Author Response File: Author Response.pdf
Reviewer 2 Report
The paper by Gebraad et al. describes the responses of bone marrow-derived mesenchymal stem/stromal cells (BMSC) from healthy donors to melflufen, a new drug for the therapy of multiple myeloma (MM). The authors compare the effect of melflufen (a form of melphalan modified so as to be more active, due to its high lipophilicity), to melphalan and doxorubicin (plus controls such as DMSO). The action of melflufen is also tested on one MM cell line, MM.1S. Different types of action of melflufen are examined, all very carefully, using different approaches : cell viability assays ; proliferation assays ; adipogenic and osteogenic differentiation assays ; angiogenesis assays ; immunochemistry studies ; and gene expression assays (including qRT-PCRs). Melflufen is also studied in co-cultures of BMSC and MM.1S cells. Hence the studies of the effect of melflufen on BMSC and MM.1S are quite complete, rather exhaustive. Figures are easy to read. The results are clear, though limited (and expected) : BMSC are significantly more sensitive to melflufen than to melphalan (Nb : doxurubicin has the strongest toxic effect on BMSC). In addition, BMSC do not protect MM.1S from the toxic effects of melflufen (while BMSC protect MM.1S cells from doxorubicin-induced cell death).
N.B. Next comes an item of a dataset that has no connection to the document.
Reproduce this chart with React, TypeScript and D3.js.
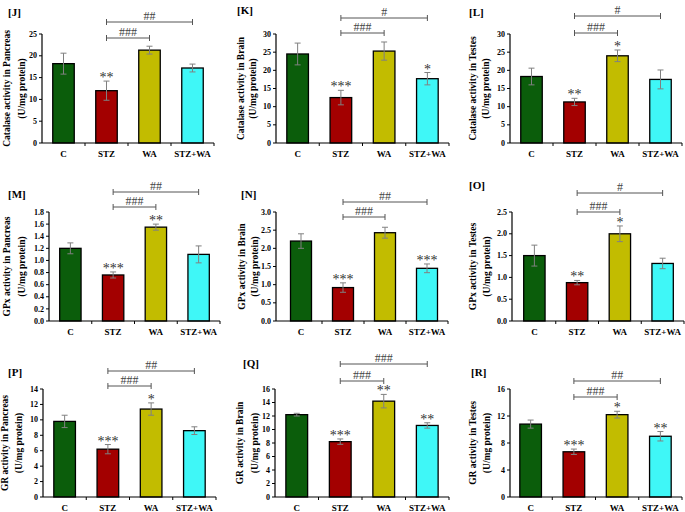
import React from 'react';
import * as d3 from 'd3';

// groups and bar colours
const categories = ['C', 'STZ', 'WA', 'STZ+WA'];
const barColors = ['#0b5d0b', '#a30000', '#c2bc00', '#3ff7f7'];

// panel letters
const panelIds = ['J', 'K', 'L', 'M', 'N', 'O', 'P', 'Q', 'R'];

// y axis titles (two lines each)
const yTitles = [
    'Catalase activity in Pancreas',
    'Catalase activity in Brain',
    'Catalase activity in Testes',
    'GPx activity in Pancreas',
    'GPx activity in Brain',
    'GPx activity in Testes',
    'GR activity in Pancreas',
    'GR activity in Brain',
    'GR activity in Testes',
];
const yUnit = '(U/mg protein)';

// mean values per panel (C, STZ, WA, STZ+WA)
const meanJ = [18.2, 12.0, 21.3, 17.2];
const meanK = [24.5, 12.5, 25.3, 17.7];
const meanL = [18.3, 11.3, 24.0, 17.5];
const meanM = [1.2, 0.76, 1.55, 1.1];
const meanN = [2.2, 0.92, 2.43, 1.45];
const meanO = [1.5, 0.88, 2.0, 1.32];
const meanP = [9.8, 6.2, 11.4, 8.6];
const meanQ = [12.2, 8.2, 14.2, 10.6];
const meanR = [10.8, 6.7, 12.2, 9.0];

// error (SEM) per panel
const errJ = [2.4, 2.2, 0.9, 0.9];
const errK = [3.0, 2.0, 2.5, 1.7];
const errL = [2.3, 1.0, 1.6, 2.6];
const errM = [0.09, 0.05, 0.05, 0.14];
const errN = [0.2, 0.13, 0.15, 0.12];
const errO = [0.24, 0.05, 0.18, 0.12];
const errP = [0.8, 0.6, 0.8, 0.5];
const errQ = [0.2, 0.4, 1.0, 0.4];
const errR = [0.6, 0.4, 0.5, 0.7];

// significance vs control
const starsJ = ['', '**', '', ''];
const starsK = ['', '***', '', '*'];
const starsL = ['', '**', '*', ''];
const starsM = ['', '***', '**', ''];
const starsN = ['', '***', '', '***'];
const starsO = ['', '**', '*', ''];
const starsP = ['', '***', '*', ''];
const starsQ = ['', '***', '**', '**'];
const starsR = ['', '***', '*', '**'];

// significance vs STZ: [STZ-WA, STZ-STZ+WA]
const hashJ = ['###', '##'];
const hashK = ['###', '#'];
const hashL = ['###', '#'];
const hashM = ['###', '##'];
const hashN = ['###', '##'];
const hashO = ['###', '#'];
const hashP = ['###', '##'];
const hashQ = ['###', '###'];
const hashR = ['###', '##'];

// y axis maximum and tick step
const yMax = [25, 30, 30, 1.8, 3.0, 2.5, 14, 16, 16];
const yStep = [5, 5, 5, 0.2, 0.5, 0.5, 2, 2, 4];
const yFormat = ['d', 'd', 'd', '.1f', '.1f', '.1f', 'd', 'd', 'd'];

const means = [meanJ, meanK, meanL, meanM, meanN, meanO, meanP, meanQ, meanR];
const errs = [errJ, errK, errL, errM, errN, errO, errP, errQ, errR];
const stars = [starsJ, starsK, starsL, starsM, starsN, starsO, starsP, starsQ, starsR];
const hashes = [hashJ, hashK, hashL, hashM, hashN, hashO, hashP, hashQ, hashR];

// pixel layout of each panel
interface Layout {
    ax: number; x0: number; x1: number; top: number; bottom: number;
    lx: number; ly: number; t1: number; t2: number; br: [number, number];
}
const layouts: Layout[] = [
    { ax: 42, x0: 42, x1: 214, top: 34, bottom: 143, lx: 8, ly: 16, t1: 7, t2: 22, br: [22, 38] },
    { ax: 276, x0: 276, x1: 449, top: 34, bottom: 143, lx: 237, ly: 14, t1: 241, t2: 253, br: [18, 33] },
    { ax: 510, x0: 510, x1: 682, top: 34, bottom: 143, lx: 469, ly: 16, t1: 473, t2: 486, br: [16, 33] },
    { ax: 49, x0: 49, x1: 220, top: 212, bottom: 321, lx: 8, ly: 198, t1: 7, t2: 22, br: [192, 207] },
    { ax: 276, x0: 280, x1: 448, top: 212, bottom: 321, lx: 241, ly: 198, t1: 242, t2: 255, br: [202, 217] },
    { ax: 512, x0: 513, x1: 684, top: 212, bottom: 321, lx: 469, ly: 189, t1: 473, t2: 487, br: [193, 212] },
    { ax: 43, x0: 43, x1: 216, top: 389, bottom: 497, lx: 8, ly: 376, t1: 5, t2: 19, br: [371, 386] },
    { ax: 275, x0: 275, x1: 449, top: 389, bottom: 497, lx: 243, ly: 367, t1: 240, t2: 255, br: [364, 381] },
    { ax: 510, x0: 509, x1: 682, top: 389, bottom: 497, lx: 471, ly: 376, t1: 473, t2: 487, br: [381, 397] },
];

const FONT = '"Liberation Serif", "Times New Roman", serif';

const Panel: React.FC<{ i: number }> = ({ i }) => {
    const L = layouts[i];
    const x = d3.scaleBand<string>().domain(categories).range([L.x0, L.x1]).paddingInner(0.5).paddingOuter(0.25);
    const y = d3.scaleLinear().domain([0, yMax[i]]).range([L.bottom, L.top]);
    const ticks = d3.range(0, yMax[i] + yStep[i] / 2, yStep[i]);
    const fmt = d3.format(yFormat[i]);
    const step = x.step();
    const bw = x.bandwidth();
    const cx = (c: string) => (x(c) ?? 0) + bw / 2;
    const midY = (L.top + L.bottom) / 2;
    const boundaries = categories.map((c) => (x(c) ?? 0) + bw / 2 + step / 2);

    const bracket = (to: string, yy: number, label: string) => {
        const a = cx('STZ');
        const b = cx(to);
        return (
            <g key={to}>
                <line x1={a} x2={b} y1={yy} y2={yy} stroke="#555" strokeWidth={1} />
                <line x1={a} x2={a} y1={yy - 3} y2={yy + 3} stroke="#555" strokeWidth={1} />
                <line x1={b} x2={b} y1={yy - 3} y2={yy + 3} stroke="#555" strokeWidth={1} />
                <text x={(a + b) / 2} y={yy - 2} textAnchor="middle" fontSize={12} fill="#444">{label}</text>
            </g>
        );
    };

    return (
        <g fontFamily={FONT}>
            <text x={L.lx} y={L.ly} fontSize={11} fontWeight="bold">[{panelIds[i]}]</text>
            <text transform={`translate(${L.t1},${midY}) rotate(-90)`} textAnchor="middle" dominantBaseline="central"
                fontSize={9.5} fontWeight="bold">{yTitles[i]}</text>
            <text transform={`translate(${L.t2},${midY}) rotate(-90)`} textAnchor="middle" dominantBaseline="central"
                fontSize={9.5} fontWeight="bold">{yUnit}</text>

            {/* y axis */}
            <line x1={L.ax} x2={L.ax} y1={L.top} y2={L.bottom} stroke="#000" strokeWidth={1.2} />
            {ticks.map((t) => (
                <g key={t}>
                    <line x1={L.ax - 3} x2={L.ax} y1={y(t)} y2={y(t)} stroke="#000" strokeWidth={1} />
                    <text x={L.ax - 5} y={y(t)} dy="0.33em" textAnchor="end" fontSize={8} fontWeight="bold">{fmt(t)}</text>
                </g>
            ))}

            {/* bars */}
            {categories.map((c, k) => (
                <rect key={c} x={x(c)} y={y(means[i][k])} width={bw} height={L.bottom - y(means[i][k])}
                    fill={barColors[k]} stroke="#000" strokeWidth={1.3} />
            ))}

            {/* x axis */}
            <line x1={L.ax} x2={L.x1} y1={L.bottom} y2={L.bottom} stroke="#000" strokeWidth={1.2} />
            {boundaries.map((bx, k) => (
                <line key={k} x1={bx} x2={bx} y1={L.bottom} y2={L.bottom + 3} stroke="#000" strokeWidth={1} />
            ))}
            {categories.map((c) => (
                <text key={c} x={cx(c)} y={L.bottom + 14} textAnchor="middle" fontSize={9} fontWeight="bold">{c}</text>
            ))}

            {/* error bars */}
            {categories.map((c, k) => {
                const m = means[i][k];
                const e = errs[i][k];
                const xc = cx(c);
                return (
                    <g key={c} stroke="#808080" strokeWidth={1}>
                        <line x1={xc} x2={xc} y1={y(m - e)} y2={y(m + e)} />
                        <line x1={xc - 3} x2={xc + 3} y1={y(m - e)} y2={y(m - e)} />
                        <line x1={xc - 3} x2={xc + 3} y1={y(m + e)} y2={y(m + e)} />
                    </g>
                );
            })}

            {/* stars */}
            {categories.map((c, k) => stars[i][k] ? (
                <text key={c} x={cx(c)} y={y(means[i][k] + errs[i][k]) + 1} textAnchor="middle" fontSize={14} fill="#333">
                    {stars[i][k]}
                </text>
            ) : null)}

            {bracket('STZ+WA', L.br[0], hashes[i][1])}
            {bracket('WA', L.br[1], hashes[i][0])}
        </g>
    );
};

const App: React.FC = () => (
    <div style={{ position: 'absolute', left: 0, top: 0 }}>
        <svg width={685} height={512} style={{ display: 'block', background: '#fff' }}>
            {panelIds.map((id, i) => <Panel key={id} i={i} />)}
        </svg>
    </div>
);

export default App;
The discussion of these results is well conducted, including the potential negative effects of the strong inhibition of BMSC by melflufen, in addition to the inhibition of myeloma plasma cells. In conclusion, the study was performed appropriately and provides useful information, thus deserves to be published in Cells.
lines 257-259 should be deleted.
Author Response
To reviewer 2:
Thank you very much for your comments. The use of a single myeloma cell line in the BMSC-myeloma cell co-cultures is a limitation, which we have now briefly discussed. Lines 257-259 have been deleted.
Yours sincerely,
The authors
Reviewer 3 Report
The study demonstrated the important point of interest in the field of drug resistance in MM patients. The methodology and the manuscript were well writen. The result is also of interest for further study the efficacy in using melflufen in combination with other drugs classes to enhance the response and overcome drug resistance producing by BM stromal cell.
Author Response
Thank you very much for your comments.
Yours sincerely,
The authors
Reviewer 4 Report
Since the interest of the study is to investigate if BMSCs increase or decrease the tumnoricidial effect of melflufen, I suggest the Authors to firstly report the data regarding the cocultures of BMSCs with MM.1S myeloma cells and then those regarding the activity of different drugs on adipogenesis, osteogenesis and BMSC-mediated angiogenesis which could explain the possible mechanisms of action of melflulen in comparison with other chemotherapeutic drugs. Furthermore, they should more extensively discuss the limitations of their model of BMSC coculture with the myeloma cell line MM.1S.
Author Response
Thank you very much for your comments.
We have moved the data regarding the co-culture of BMSCs and the myeloma cell line before those regarding adipogenesis, osteogenesis and BMSC-mediated angiogenesis.
We have extended the discussion on the limitations of our model of BMSC coculture with a single myeloma cell line, which were physically separated by the cell culture inserts.
Yours sincerely,
The authors
Round 2
Reviewer 1 Report
Authors addressed all the points raised by the reviewer. The manuscript is now acceptable for publication.
Reviewer 4 Report
In the present form the aim of the study is better specified and the data are more clearly and precisely reported.